Covering the President: News or Public Relations?

'Staying the course' has become the broken record of the Bush Administration. When Bush's numbers fall, Bush and his advisers try to find a new way of saying the same thing. They call it leadership and many of us call it public relations since nothing is changing except an effort to prop up Bush's image. Walter Pincus of The Washinton Post is one of the more prominent journalists of the day. He has a post in Nieman Watchdog where he talks about how the presidency has become focused on public relations in the last twenty-five years and of course he discusses the present; here's an excerpt (hat tip to Josh Marshall of TPM):
At the end of Reagan's first year, David Broder, the Post's distinguished political reporter, wrote a column about Reagan being among the least involved Presidents he had covered.

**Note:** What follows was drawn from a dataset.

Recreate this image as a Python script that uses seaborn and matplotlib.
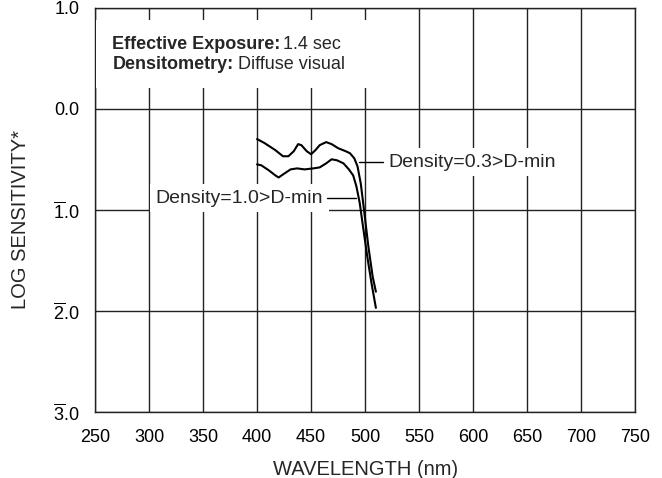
import matplotlib
matplotlib.use("Agg")
import matplotlib.pyplot as plt
import seaborn as sns
import pandas as pd
from matplotlib.patches import Rectangle

# Density = 0.3 > D-min
wl_03 = [400, 407, 417, 424, 429, 434, 438, 441, 446, 450, 454, 458, 464,
         469, 475, 482, 486, 490, 493, 496, 499, 503, 507, 510]
ls_03 = [-0.30, -0.34, -0.41, -0.47, -0.47, -0.42, -0.35, -0.36, -0.42, -0.45,
         -0.41, -0.36, -0.33, -0.35, -0.39, -0.42, -0.44, -0.49, -0.57, -0.74,
         -1.00, -1.36, -1.66, -1.81]

# Density = 1.0 > D-min
wl_10 = [400, 404, 411, 417, 420, 424, 431, 437, 444, 452, 458, 464, 469,
         474, 480, 485, 489, 492, 495, 498, 502, 506, 510]
ls_10 = [-0.55, -0.56, -0.61, -0.66, -0.68, -0.65, -0.60, -0.59, -0.60, -0.59,
         -0.58, -0.54, -0.50, -0.51, -0.54, -0.60, -0.66, -0.77, -0.93, -1.16,
         -1.46, -1.73, -1.97]

x_ticks = list(range(250, 751, 50))
y_ticks = [1, 0, -1, -2, -3]
y_labels = ["1.0", "0.0", r"$\overline{\mathregular{1}}$.0",
            r"$\overline{\mathregular{2}}$.0", r"$\overline{\mathregular{3}}$.0"]

sns.set_theme(style="white")
plt.rcParams["font.family"] = ["Liberation Sans", "DejaVu Sans"]
plt.rcParams["mathtext.fontset"] = "custom"
plt.rcParams["mathtext.rm"] = "Liberation Sans"
plt.rcParams["mathtext.it"] = "Liberation Sans"

df = pd.concat([
    pd.DataFrame({"wl": wl_03, "ls": ls_03, "curve": "0.3"}),
    pd.DataFrame({"wl": wl_10, "ls": ls_10, "curve": "1.0"}),
])

fig = plt.figure(figsize=(6.62, 4.78), dpi=100)
ax = fig.add_axes([0.1435, 0.138, 0.816, 0.846])

sns.lineplot(data=df, x="wl", y="ls", units="curve", estimator=None,
             color="black", lw=1.5, sort=False, ax=ax, zorder=5)

ax.set_xlim(250, 750)
ax.set_ylim(-3, 1)
ax.set_xticks(x_ticks)
ax.set_yticks(y_ticks)
ax.set_yticklabels(y_labels)
ax.tick_params(axis="both", length=0, labelsize=13, colors="black")
ax.tick_params(axis="y", pad=11)
ax.tick_params(axis="x", pad=12)
ax.grid(True, color="#222222", lw=1.0)
for sp in ax.spines.values():
    sp.set_color("#222222")
    sp.set_linewidth(1.0)

ax.set_xlabel("WAVELENGTH (nm)", fontsize=14.5, labelpad=10)
ax.set_ylabel("LOG SENSITIVITY*", fontsize=14.5)
ax.yaxis.set_label_coords(-0.12, 0.475)

# white area behind the exposure note
ax.add_patch(Rectangle((251, 0.21), 254, 0.665, facecolor="white",
                       edgecolor="none", zorder=3))
t1 = ax.text(266, 0.64, "Effective Exposure:", fontsize=13, fontweight="bold",
             va="center", zorder=6)
ax.annotate("1.4 sec", xy=(1, 0.5), xycoords=t1, xytext=(2, 0),
            textcoords="offset points", va="center", fontsize=13, zorder=6)
t2 = ax.text(266, 0.44, "Densitometry:", fontsize=13, fontweight="bold",
             va="center", zorder=6)
ax.annotate("Diffuse visual", xy=(1, 0.5), xycoords=t2, xytext=(3, 0),
            textcoords="offset points", va="center", fontsize=13, zorder=6)

box = dict(facecolor="white", edgecolor="none", pad=4)
ax.plot([494, 517], [-0.53, -0.53], color="black", lw=1.0, zorder=6)
ax.text(521.5, -0.53, "Density=0.3>D-min", fontsize=14, va="center",
        bbox=box, zorder=4)
ax.plot([464.5, 492], [-0.886, -0.886], color="black", lw=1.0, zorder=6)
ax.text(461, -0.886, "Density=1.0>D-min", fontsize=14, va="center", ha="right",
        bbox=box, zorder=4)

fig.savefig("out.png", dpi=100)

The result was he received an onslaught of mail from people who repeatedly said they had seen him every night on TV working different issues. The often told Deaver story is that one night CBS News correspondent Leslie Stahl met him after narrating a particularly critical piece on Reagan, and Deaver told her as long as the President was on camera smiling it didn't matter what she had said about him. When President George H.W. Bush succeeded Reagan and occasionally drifted off the appointed subject, criticism began to appear that he "couldn't stay on message." When Bill Clinton arrived and as President did two, three or four things in a day, some critics went after him for "mixing up the daily message."

The truth of the matter is that with help from the news media, being able to "stay on message" is now considered a presidential asset, perhaps even a requirement. Of course, the "message" is the public relations spin that the White House wants to present and not what the President actually did that day or what was really going on inside the White House. This system reached its apex this year when the White House started to give "exclusives" -- stories that found their way to Page One, in which readers learn that during the next week President Bush will do a series of four speeches supporting his Iraq policy because his polls are down. Such stories are often attributed to unnamed "senior administration officials." Lo and behold, the next week those same news outlets, and almost everyone else, carries each of the four speeches in which Bush essentially repeats what he's been saying for two years.

The other issue that's tied to public relations is the disconnect between what a president or his advisers say and what the facts appear to be. The media in the last five years has not done nearly enough in that area and has often failed to point out the inconsistencies in the Bush Administration's stories. I'm glad to see a major journalist talking about these issues.

And maybe millions of Americans need to ask themselves why they are so susceptible to the public relations format when it's often the execution or even substance of a politician's policy that is the problem and not the politician's image.

4 Comments:

Anonymous Anonymous said...

Substance takes some background knowledge to comprehend. It requires some willingness to listen carefully and think critically, not just accept whatever superficial image is being projected.

Unfortunately, many Americans are too busy, tired or distracted to regularly and properly deal with substance.

Substance isn't always easy, instant, new and improved, fun and cool. It can be thorny and troubling.

Attitude plays a part, too. Bush fans assume he's doing the right thing and reject criticisms as the braying of "Bush haters."

Others assume Bush, like most pols, is basically a crook and egotist — so what else is new? They tend to believe the pols are going to do what they're going to do anyway, so why bother to get involved?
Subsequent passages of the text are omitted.